Life can get incredibly busy. As you get older you may become more involved in different things, take on new responsibilities, begin relationships, and face challenges that seem to lead to more challenges. If you’re someone who can prioritize their responsibilities and get it all done without stress, you’re a superhero, but you may have let a crucial responsibility slide in your list of priorities.
Take a moment to write out a list of all your current responsibilities. Read over it and prioritize what needs the most attention or what may need attention first. Now, looking at your list, where did you put your personal health? What rank on your list of priorities did your mental health land? Is it even on the list?
I remember reading a question a while ago that really stuck with me: what would you tell your younger self? I thought it over in the moment, going through all my experiences, all the things that had not lived up to expectation, but what seemed to affect every aspect of my life, specifically when I was in university, was the fact that I didn’t make time for myself.
I constantly pushed my limits to reach my own incredibly high expectations, but in the end I sacrificed my health for things like grades that may or may not be seen by anyone outside the university staff. I remember my perfectionism getting the best of me as I worked overtime on projects, only allowing myself 21 hours of sleep total in the span of nine days and living primarily off granola bars and fast food because it was food I could eat without having to stop working.
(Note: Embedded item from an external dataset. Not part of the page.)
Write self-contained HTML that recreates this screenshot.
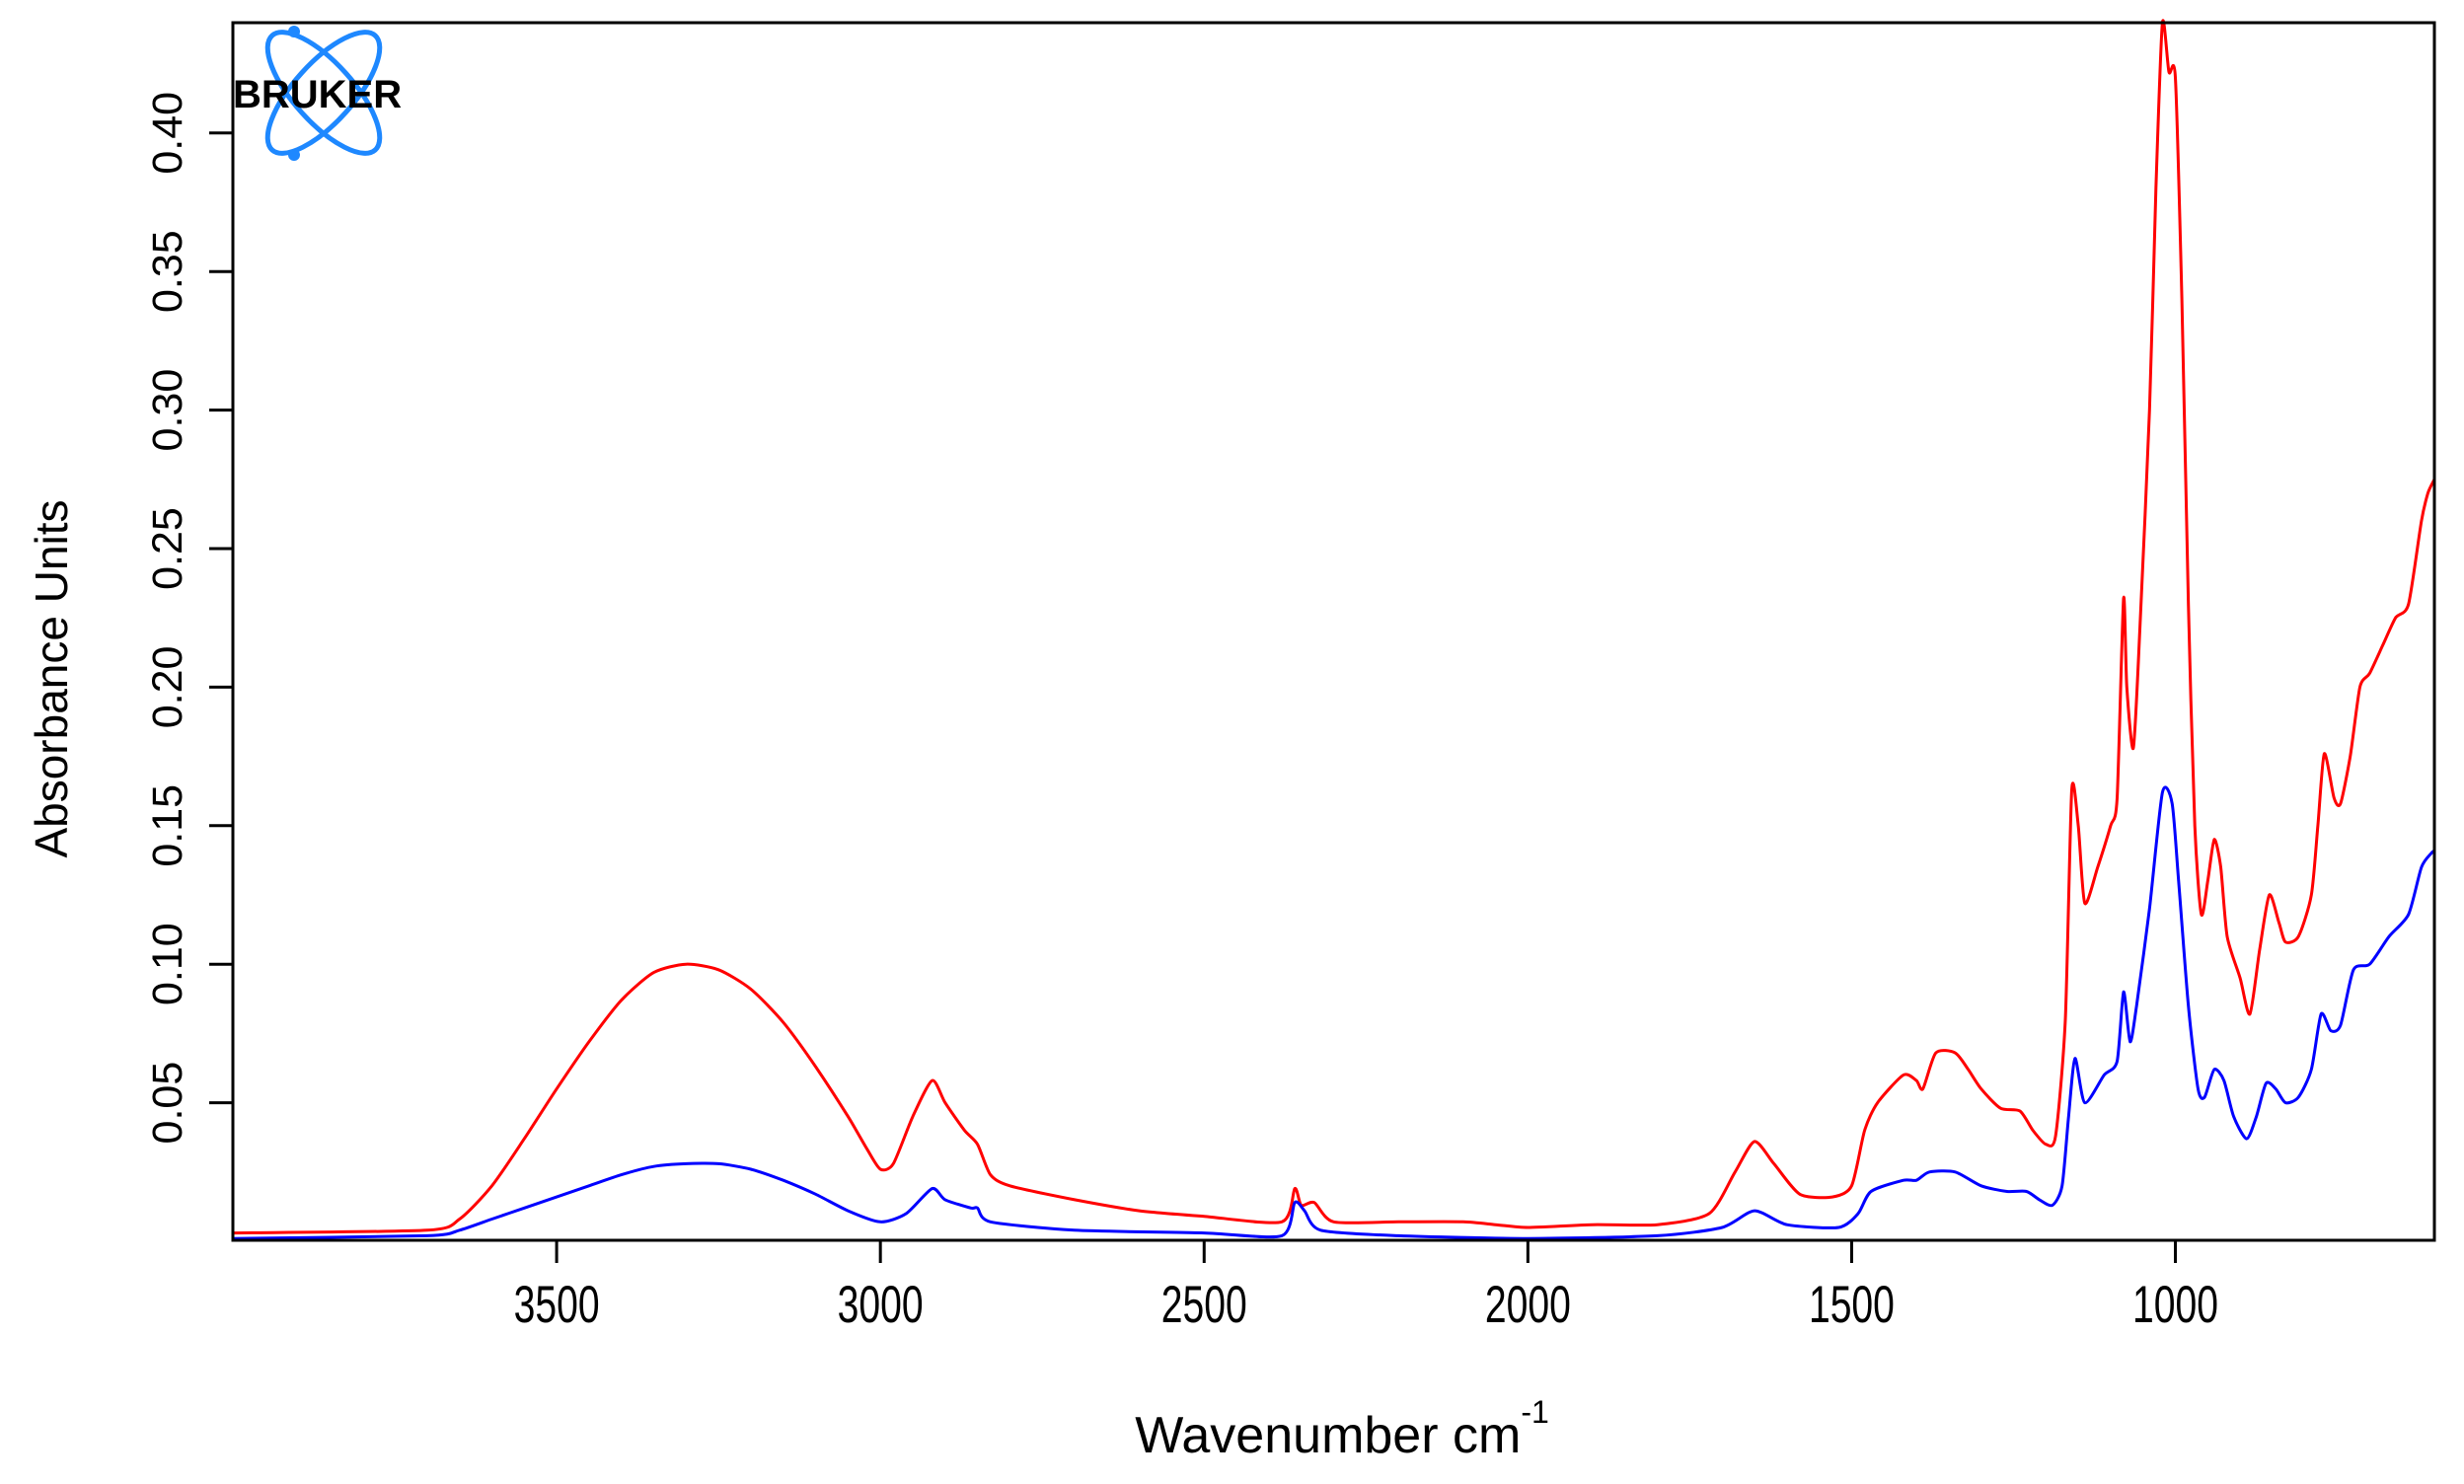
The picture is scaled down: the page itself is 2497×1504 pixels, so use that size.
<!DOCTYPE html>
<html><head><meta charset="utf-8"><style>
html,body{margin:0;padding:0;background:#fff;}
svg{display:block;font-family:"Liberation Sans",sans-serif;}
</style></head><body>
<svg id="chart" width="2497" height="1504" viewBox="0 0 2497 1504" xmlns="http://www.w3.org/2000/svg">
<rect width="2497" height="1504" fill="#fff"/>
<g id="logo">
  <ellipse cx="328" cy="94" rx="30" ry="78" transform="rotate(-42 328 94)" fill="none" stroke="#1e88ff" stroke-width="5"/>
  <ellipse cx="328" cy="94" rx="30" ry="78" transform="rotate(42 328 94)" fill="none" stroke="#1e88ff" stroke-width="5"/>
  <circle cx="298" cy="32" r="6" fill="#1e88ff"/>
  <circle cx="298" cy="157" r="6" fill="#1e88ff"/>
  <text x="236" y="109" font-size="40" font-weight="bold" fill="#000">BRUKER</text>
</g>
<g id="series"></g>
<rect x="236" y="23" width="2231" height="1234" fill="none" stroke="#000" stroke-width="3"/>
<g id="axes"></g>
<text x="1360" y="1472" font-size="52" text-anchor="middle">Wavenumber cm<tspan dy="-30" font-size="32">-1</tspan></text>
<text transform="translate(68 688) rotate(-90)" font-size="46" text-anchor="middle">Absorbance Units</text>
</svg>
<script>
const xTicks = [3500, 3000, 2500, 2000, 1500, 1000];
const yTicks = [0.05, 0.10, 0.15, 0.20, 0.25, 0.30, 0.35, 0.40];
const yTickLabels = ["0.05","0.10","0.15","0.20","0.25","0.30","0.35","0.40"];
const redWn = [4000,3700,3650,3600,3550,3500,3450,3400,3350,3300,3250,3200,3150,3100,3050,3020,3000,2980,2950,2920,2900,2870,2850,2830,2800,2700,2600,2500,2380,2360,2350,2330,2300,2200,2100,2050,2000,1900,1800,1720,1680,1650,1620,1580,1530,1500,1480,1460,1420,1400,1390,1370,1340,1320,1300,1270,1240,1220,1200,1185,1170,1160,1150,1140,1120,1100,1090,1080,1075,1065,1055,1040,1030,1020,1010,1000,990,980,970,960,950,940,930,920,900,885,870,855,840,830,810,790,780,770,755,745,730,715,700,680,660,640,620,610,600];
const redAbs = [0.003,0.004,0.008,0.020,0.037,0.055,0.072,0.087,0.097,0.100,0.098,0.091,0.079,0.063,0.045,0.033,0.026,0.028,0.045,0.058,0.050,0.040,0.035,0.024,0.020,0.015,0.011,0.009,0.007,0.019,0.013,0.014,0.007,0.007,0.007,0.006,0.005,0.006,0.006,0.010,0.025,0.036,0.028,0.017,0.016,0.020,0.040,0.050,0.060,0.058,0.055,0.068,0.068,0.062,0.055,0.048,0.047,0.040,0.035,0.038,0.080,0.163,0.150,0.122,0.135,0.150,0.160,0.232,0.200,0.178,0.220,0.300,0.380,0.440,0.422,0.420,0.340,0.230,0.150,0.118,0.130,0.145,0.135,0.110,0.095,0.082,0.105,0.125,0.115,0.108,0.110,0.125,0.150,0.176,0.160,0.158,0.175,0.200,0.205,0.215,0.225,0.230,0.260,0.270,0.275];
const blueWn = [4000,3700,3650,3600,3550,3500,3450,3400,3350,3300,3250,3200,3150,3100,3050,3000,2960,2920,2900,2860,2850,2830,2700,2500,2380,2360,2345,2320,2200,2000,1800,1700,1650,1600,1520,1490,1470,1420,1400,1380,1340,1300,1260,1230,1210,1190,1175,1165,1155,1140,1110,1090,1080,1070,1060,1040,1020,1005,995,980,965,955,940,925,910,890,875,860,845,830,810,790,775,760,745,725,700,670,640,620,605,600];
const blueAbs = [0.001,0.002,0.004,0.008,0.012,0.016,0.020,0.024,0.027,0.028,0.028,0.026,0.022,0.017,0.011,0.007,0.010,0.019,0.015,0.012,0.012,0.007,0.004,0.003,0.002,0.014,0.011,0.004,0.002,0.001,0.002,0.005,0.011,0.006,0.005,0.010,0.018,0.022,0.022,0.025,0.025,0.020,0.018,0.018,0.015,0.013,0.020,0.045,0.066,0.050,0.060,0.065,0.090,0.072,0.085,0.120,0.162,0.158,0.130,0.085,0.055,0.052,0.062,0.058,0.045,0.037,0.045,0.057,0.055,0.050,0.052,0.062,0.082,0.076,0.078,0.098,0.100,0.110,0.118,0.135,0.140,0.141];

const NS = "http://www.w3.org/2000/svg";
const L = 236, R = 2467, T = 23, B = 1257;
const X = wn => L + (4000 - wn) / 3400 * (R - L);
const Y = a => 1258 - a / 0.05 * 140.4;

const series = document.getElementById('series');
function drawLine(wn, ab, color, name) {
  const pts = wn.map((w, i) => [X(w), Math.max(T, Y(ab[i]))]);
  let d = 'M' + pts[0][0].toFixed(1) + ',' + pts[0][1].toFixed(1);
  for (let i = 0; i < pts.length - 1; i++) {
    const p0 = pts[Math.max(0, i - 1)], p1 = pts[i], p2 = pts[i + 1], p3 = pts[Math.min(pts.length - 1, i + 2)];
    const t = 0.12;
    const c1 = [p1[0] + (p2[0] - p0[0]) * t, p1[1] + (p2[1] - p0[1]) * t];
    const c2 = [p2[0] - (p3[0] - p1[0]) * t, p2[1] - (p3[1] - p1[1]) * t];
    d += ' C' + c1.map(v => v.toFixed(1)).join(',') + ' ' + c2.map(v => v.toFixed(1)).join(',') + ' ' + p2[0].toFixed(1) + ',' + p2[1].toFixed(1);
  }
  const p = document.createElementNS(NS, 'path');
  p.setAttribute('d', d);
  p.setAttribute('fill', 'none');
  p.setAttribute('stroke', color);
  p.setAttribute('stroke-width', '3');
  p.setAttribute('stroke-linejoin', 'round');
  
  
  series.appendChild(p);
}
drawLine(redWn, redAbs, '#ff0000', 'red-spectrum-line');
drawLine(blueWn, blueAbs, '#0000ff', 'blue-spectrum-line');

const axes = document.getElementById('axes');
xTicks.forEach(t => {
  const x = X(t);
  const ln = document.createElementNS(NS, 'line');
  ln.setAttribute('x1', x); ln.setAttribute('x2', x);
  ln.setAttribute('y1', B); ln.setAttribute('y2', B + 23);
  ln.setAttribute('stroke', '#000'); ln.setAttribute('stroke-width', '3');
  
  
  axes.appendChild(ln);
  const tx = document.createElementNS(NS, 'text');
  tx.setAttribute('x', x / 0.85); tx.setAttribute('y', 1340 / 1.15);
  tx.setAttribute('font-size', '46'); tx.setAttribute('text-anchor', 'middle');
  tx.setAttribute('transform', 'scale(0.85 1.15)');
  
  
  tx.textContent = String(t);
  axes.appendChild(tx);
});
yTicks.forEach((t, i) => {
  const y = Y(t);
  const ln = document.createElementNS(NS, 'line');
  ln.setAttribute('x1', L - 24); ln.setAttribute('x2', L);
  ln.setAttribute('y1', y); ln.setAttribute('y2', y);
  ln.setAttribute('stroke', '#000'); ln.setAttribute('stroke-width', '3');
  
  
  axes.appendChild(ln);
  const tx = document.createElementNS(NS, 'text');
  tx.setAttribute('transform', `translate(184 ${y}) rotate(-90)`);
  tx.setAttribute('font-size', '43'); tx.setAttribute('text-anchor', 'middle');
  
  
  tx.textContent = yTickLabels[i];
  axes.appendChild(tx);
});
</script>
</body></html>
As I entered my final year of university I began to realize that I had sacrificed my mental health, and in turn, my physical health to get other tasks done. Not only did this sacrifice impact me negatively, it also impacted my relationships, and my abilities to do good work! I had told myself that I was exchanging my self-care time to do my "best work," but by the end of my degree I had started devoting time to my health and separating my work from my self.
Once I started nourishing my body with good, nutritious foods, getting more sleep, and putting time towards calming pastimes, I actually found that my grades rested at a decent average. I felt good about the work I was doing and I no longer felt the need to ignore my own needs in order to get things done.
University culture tends to glorify the overworked student. The “True Academic” is the one who forfeits sleep to work more. The “Perfect Student” commits all their time to working on projects, opting for the fast-food meal rather than taking the time to make good, nutritious food that will fuel them.
I think it becomes hard to justify spending extra time or money on ourselves because we become conditioned by the messages or experience on a daily basis. Seeing a repeated idea, like that of the “True Academic” ingrains the idea that if we are not pushing ourselves to the furthest extreme, we aren’t doing enough. This is not true.
Perhaps it’s time to re-prioritize that list and allow yourself to spend a little extra time and money on yourself. Your health shouldn’t be something you cut corners on. Commit some time and energy to taking care of yourself, even if it just means resting for a while.